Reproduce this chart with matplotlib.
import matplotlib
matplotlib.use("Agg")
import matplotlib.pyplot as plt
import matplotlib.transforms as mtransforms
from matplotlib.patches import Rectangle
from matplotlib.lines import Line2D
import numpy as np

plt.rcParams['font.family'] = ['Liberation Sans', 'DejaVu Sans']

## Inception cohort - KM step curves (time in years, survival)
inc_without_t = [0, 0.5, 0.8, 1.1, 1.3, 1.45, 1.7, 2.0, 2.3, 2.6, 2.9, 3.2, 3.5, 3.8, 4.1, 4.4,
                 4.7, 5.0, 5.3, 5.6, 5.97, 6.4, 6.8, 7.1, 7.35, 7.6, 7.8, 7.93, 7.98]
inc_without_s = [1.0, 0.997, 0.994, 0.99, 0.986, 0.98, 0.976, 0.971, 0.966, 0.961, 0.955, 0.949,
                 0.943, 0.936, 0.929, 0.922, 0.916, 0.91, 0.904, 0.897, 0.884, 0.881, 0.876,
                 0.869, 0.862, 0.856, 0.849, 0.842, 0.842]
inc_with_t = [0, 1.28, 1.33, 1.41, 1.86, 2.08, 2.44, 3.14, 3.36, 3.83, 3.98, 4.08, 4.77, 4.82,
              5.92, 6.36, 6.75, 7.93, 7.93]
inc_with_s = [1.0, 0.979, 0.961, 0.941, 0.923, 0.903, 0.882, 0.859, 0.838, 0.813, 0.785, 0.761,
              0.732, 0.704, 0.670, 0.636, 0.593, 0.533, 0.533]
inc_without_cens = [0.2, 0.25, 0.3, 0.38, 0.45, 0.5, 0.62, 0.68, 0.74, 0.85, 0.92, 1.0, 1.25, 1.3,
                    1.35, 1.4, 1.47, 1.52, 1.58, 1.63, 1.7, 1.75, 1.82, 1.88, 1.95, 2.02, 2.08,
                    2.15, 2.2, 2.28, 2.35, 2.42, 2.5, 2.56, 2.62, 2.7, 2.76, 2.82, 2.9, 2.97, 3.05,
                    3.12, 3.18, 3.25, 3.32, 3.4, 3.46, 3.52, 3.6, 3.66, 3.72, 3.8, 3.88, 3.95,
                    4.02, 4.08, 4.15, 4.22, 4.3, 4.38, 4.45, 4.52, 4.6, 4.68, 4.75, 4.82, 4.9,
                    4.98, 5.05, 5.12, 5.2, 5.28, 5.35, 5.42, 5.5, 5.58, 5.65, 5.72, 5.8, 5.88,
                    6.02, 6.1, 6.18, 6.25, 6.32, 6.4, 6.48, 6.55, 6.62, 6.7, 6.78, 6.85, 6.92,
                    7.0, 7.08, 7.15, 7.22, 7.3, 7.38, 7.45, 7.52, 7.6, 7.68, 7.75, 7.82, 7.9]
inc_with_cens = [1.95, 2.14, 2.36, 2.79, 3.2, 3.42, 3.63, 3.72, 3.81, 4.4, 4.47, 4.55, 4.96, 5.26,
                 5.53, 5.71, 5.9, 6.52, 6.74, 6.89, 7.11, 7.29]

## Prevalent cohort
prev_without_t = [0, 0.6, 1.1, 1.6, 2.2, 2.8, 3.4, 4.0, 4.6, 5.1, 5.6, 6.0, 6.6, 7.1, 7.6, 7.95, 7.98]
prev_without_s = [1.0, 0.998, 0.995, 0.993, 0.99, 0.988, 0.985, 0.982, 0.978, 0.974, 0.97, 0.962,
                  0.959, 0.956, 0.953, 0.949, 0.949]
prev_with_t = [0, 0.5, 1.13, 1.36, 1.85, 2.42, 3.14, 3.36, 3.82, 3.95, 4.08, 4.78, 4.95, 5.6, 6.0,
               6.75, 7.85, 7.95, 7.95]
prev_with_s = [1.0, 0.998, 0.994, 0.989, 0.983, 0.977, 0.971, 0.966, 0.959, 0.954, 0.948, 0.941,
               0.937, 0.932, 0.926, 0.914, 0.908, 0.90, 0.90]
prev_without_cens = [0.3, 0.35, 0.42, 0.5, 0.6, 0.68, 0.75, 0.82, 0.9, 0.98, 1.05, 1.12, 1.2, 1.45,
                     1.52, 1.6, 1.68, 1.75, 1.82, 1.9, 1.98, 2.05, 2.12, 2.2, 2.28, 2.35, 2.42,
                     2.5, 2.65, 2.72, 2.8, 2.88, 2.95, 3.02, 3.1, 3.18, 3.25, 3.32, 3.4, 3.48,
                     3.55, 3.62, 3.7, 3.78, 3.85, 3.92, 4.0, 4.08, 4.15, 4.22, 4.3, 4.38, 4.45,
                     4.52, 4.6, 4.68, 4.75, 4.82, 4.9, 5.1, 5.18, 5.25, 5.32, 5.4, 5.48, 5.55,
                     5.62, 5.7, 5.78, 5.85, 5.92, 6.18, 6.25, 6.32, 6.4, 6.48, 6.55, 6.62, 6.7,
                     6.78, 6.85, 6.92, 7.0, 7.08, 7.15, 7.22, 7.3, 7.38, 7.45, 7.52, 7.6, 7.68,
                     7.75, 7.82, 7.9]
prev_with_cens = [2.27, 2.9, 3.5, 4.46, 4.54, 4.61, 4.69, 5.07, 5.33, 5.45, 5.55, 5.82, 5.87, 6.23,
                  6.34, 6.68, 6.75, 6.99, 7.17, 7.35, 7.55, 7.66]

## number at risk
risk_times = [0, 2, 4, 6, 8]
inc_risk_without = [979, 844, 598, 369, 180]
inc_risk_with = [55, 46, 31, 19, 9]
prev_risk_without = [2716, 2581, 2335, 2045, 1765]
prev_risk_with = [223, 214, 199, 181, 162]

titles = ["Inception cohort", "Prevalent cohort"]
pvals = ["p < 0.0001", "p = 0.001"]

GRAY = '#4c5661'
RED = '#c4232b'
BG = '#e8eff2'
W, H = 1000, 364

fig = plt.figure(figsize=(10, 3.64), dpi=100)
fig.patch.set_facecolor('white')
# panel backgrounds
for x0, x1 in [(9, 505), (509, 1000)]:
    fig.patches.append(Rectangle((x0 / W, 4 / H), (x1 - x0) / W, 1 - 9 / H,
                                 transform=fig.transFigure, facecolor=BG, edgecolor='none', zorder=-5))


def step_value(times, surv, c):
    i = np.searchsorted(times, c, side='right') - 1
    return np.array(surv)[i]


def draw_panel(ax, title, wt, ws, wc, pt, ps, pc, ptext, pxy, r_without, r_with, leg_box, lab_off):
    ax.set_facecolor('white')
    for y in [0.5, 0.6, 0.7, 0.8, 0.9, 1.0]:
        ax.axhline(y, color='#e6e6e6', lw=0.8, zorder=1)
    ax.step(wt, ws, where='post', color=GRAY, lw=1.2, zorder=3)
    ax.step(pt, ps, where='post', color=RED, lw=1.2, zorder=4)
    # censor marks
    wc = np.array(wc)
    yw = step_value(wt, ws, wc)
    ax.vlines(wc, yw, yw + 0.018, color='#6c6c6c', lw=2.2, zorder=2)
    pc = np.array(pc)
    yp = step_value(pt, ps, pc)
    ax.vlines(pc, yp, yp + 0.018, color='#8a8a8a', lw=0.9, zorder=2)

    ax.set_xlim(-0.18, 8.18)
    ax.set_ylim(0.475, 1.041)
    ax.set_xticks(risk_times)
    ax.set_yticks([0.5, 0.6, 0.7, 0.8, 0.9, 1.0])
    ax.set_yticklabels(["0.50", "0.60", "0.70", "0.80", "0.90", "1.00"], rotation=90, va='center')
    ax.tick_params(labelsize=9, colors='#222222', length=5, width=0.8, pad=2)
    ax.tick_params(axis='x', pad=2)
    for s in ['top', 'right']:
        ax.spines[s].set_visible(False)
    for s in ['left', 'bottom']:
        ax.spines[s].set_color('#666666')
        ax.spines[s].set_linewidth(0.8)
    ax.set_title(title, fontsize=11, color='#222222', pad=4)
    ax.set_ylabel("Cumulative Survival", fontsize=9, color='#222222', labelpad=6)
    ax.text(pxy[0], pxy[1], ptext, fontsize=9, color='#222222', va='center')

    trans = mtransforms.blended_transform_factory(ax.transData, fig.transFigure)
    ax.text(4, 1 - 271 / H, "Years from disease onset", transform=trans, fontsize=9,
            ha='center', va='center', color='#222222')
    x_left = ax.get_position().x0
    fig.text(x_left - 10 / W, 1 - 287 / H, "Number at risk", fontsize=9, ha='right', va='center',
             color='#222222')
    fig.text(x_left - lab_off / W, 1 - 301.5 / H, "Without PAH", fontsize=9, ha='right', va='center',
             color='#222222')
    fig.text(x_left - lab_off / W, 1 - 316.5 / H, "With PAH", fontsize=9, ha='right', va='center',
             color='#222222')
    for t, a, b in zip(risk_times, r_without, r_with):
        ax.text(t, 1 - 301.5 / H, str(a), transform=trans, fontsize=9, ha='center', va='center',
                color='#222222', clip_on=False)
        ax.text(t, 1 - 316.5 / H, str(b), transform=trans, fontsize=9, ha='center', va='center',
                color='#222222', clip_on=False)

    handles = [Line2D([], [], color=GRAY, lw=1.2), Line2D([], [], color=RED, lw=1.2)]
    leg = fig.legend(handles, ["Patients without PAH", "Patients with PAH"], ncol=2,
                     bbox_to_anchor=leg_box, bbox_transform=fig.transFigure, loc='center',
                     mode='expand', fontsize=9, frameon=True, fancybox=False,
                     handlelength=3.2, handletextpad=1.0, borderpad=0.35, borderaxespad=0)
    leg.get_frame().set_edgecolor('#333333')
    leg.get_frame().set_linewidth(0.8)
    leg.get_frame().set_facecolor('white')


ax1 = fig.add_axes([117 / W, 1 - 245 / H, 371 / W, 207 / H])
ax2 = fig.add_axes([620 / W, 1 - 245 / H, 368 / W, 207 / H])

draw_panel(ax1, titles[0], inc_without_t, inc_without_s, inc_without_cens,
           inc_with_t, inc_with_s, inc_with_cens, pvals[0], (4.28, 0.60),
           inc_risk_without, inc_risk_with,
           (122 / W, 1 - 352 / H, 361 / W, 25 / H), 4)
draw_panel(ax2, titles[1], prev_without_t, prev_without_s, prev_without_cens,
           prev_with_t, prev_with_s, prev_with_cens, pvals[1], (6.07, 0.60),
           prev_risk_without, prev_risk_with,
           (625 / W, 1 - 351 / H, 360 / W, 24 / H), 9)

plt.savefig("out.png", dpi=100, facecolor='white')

■ ■ ■ ■

> **Short problem**:
Reproduce verbatim only this range: the first line of the material through the line that contains "plt.rcParams['font.family'] = ['Liberation", inclusive.

> **The response**:
Reproduce this chart with matplotlib.
import matplotlib
matplotlib.use("Agg")
import matplotlib.pyplot as plt
import matplotlib.transforms as mtransforms
from matplotlib.patches import Rectangle
from matplotlib.lines import Line2D
import numpy as np

plt.rcParams['font.family'] = ['Liberation Sans', 'DejaVu Sans']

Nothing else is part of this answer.